Traces of eighteen watchtowers have been found in the valley of the Allan Water and on the Gask Ridge. Two-storey buildings of timber and turf, they were manned by a platoon or contubernium of eight soldiers, and placed approximately a mile apart so that each could be easily seen by its neighbour. They were connected by a road which also linked four forts at Doune, Ardoch, Strageath and Perth. Smaller fortlets lay between each tower. It appears to have been a considered design, which ought to have worked well.
If it does date to the time of the Agricolan invasion (or even earlier), then the Gask Ridge is the first example of an artificial frontier in the Empire. A similar arrangement was laid out in Germany east of the natural barrier of the Rhine – but probably in the reign of Trajan (AD 98 to 117).
Sandals supply a telling clue to the presence of women in the Roman forts. Because of their size and the particular points of wear found on their soles, leather sandals preserved in anaerobic, peaty ground have been identified by archaeologists as definitely belonging to women. They appear only occasionally in the written record, but there is no doubt that at Roman forts there lived more than just a few women. A tiny minority were the wives of senior officers, some were the common-law wives of soldiers (who were not officially allowed to marry until retirement or discharge) and some were prostitutes. As forts settled into permanent garrisons in Britain, many of the civilian villages which grew up around them will have had a brothel somewhere. When the Italian town of Pompeii was submerged under 5 metres of volcanic ash in AD 79, several brothels were preserved. And they show how differently the Roman saw this unsavoury aspect of life. Menus and prices were clearly advertised. Some women were very cheap, others expensive, others offered specialities. Their working names showed versatility – Panta (Everything), Culibona (Lovely Bum) and other much more graphic attributes. Entertainingly their patrons’ nicknames are occasionally recorded: Enoclione (Brave Toper) and Skordopordonikos (Garlic Farter) appear both to have been regulars. Britain, and particularly the large garrison in the north, will have supported a thriving sex industry. But it was not driven underground. The Romans blushed at other things.

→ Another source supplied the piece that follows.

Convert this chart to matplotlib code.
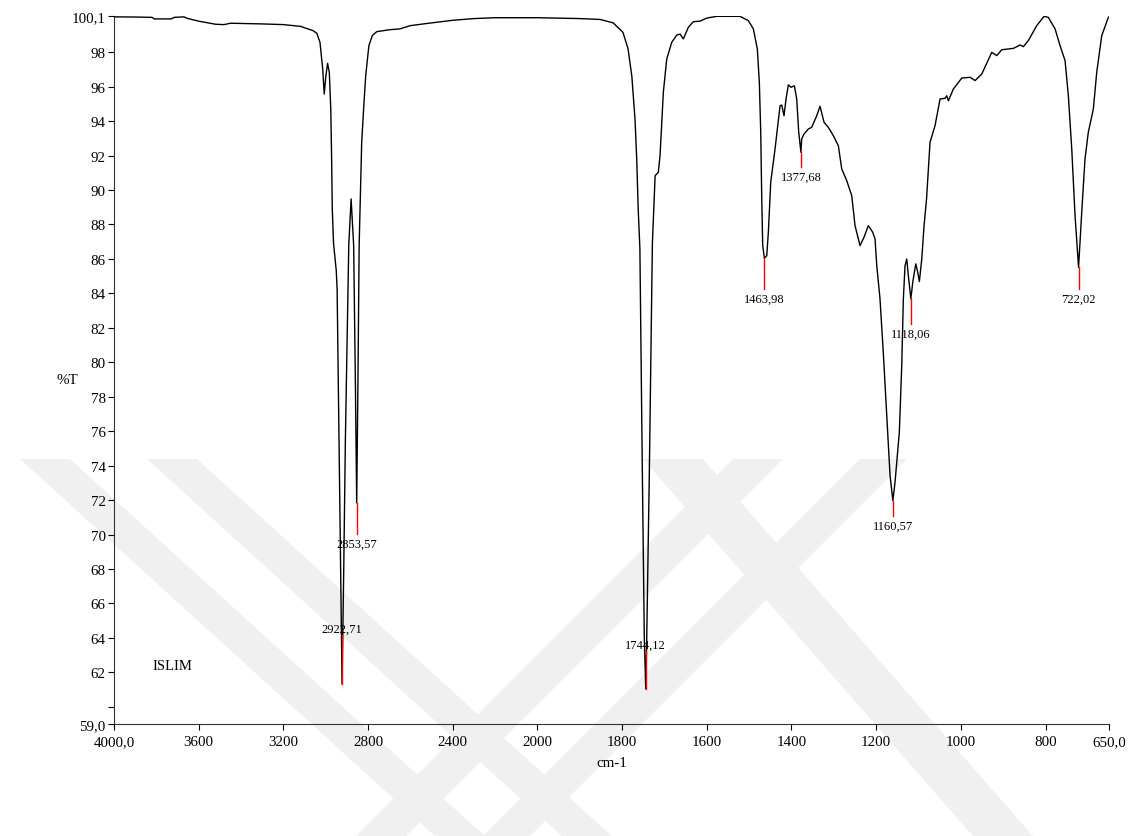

Forward of the frontier three forts were built in the mouths of glens which reached into the Highland massif. Bochastle, Dalginross and Fendoch were positioned to detect and observe movement: if the numbers made sense and it was hostile, challenge it. Behind these forts, the watchtowers could do only that, watch for trouble and report to the commander of the nearest fort along the line.
In times of peace, movement across the frontier was controlled. In Germany the native peoples were only allowed into the Empire during daylight, if they were unarmed and at particular crossing-points. No doubt a toll was collected, especially if travellers were carrying goods to trade. The Gask Ridge is very likely to have operated in the same way.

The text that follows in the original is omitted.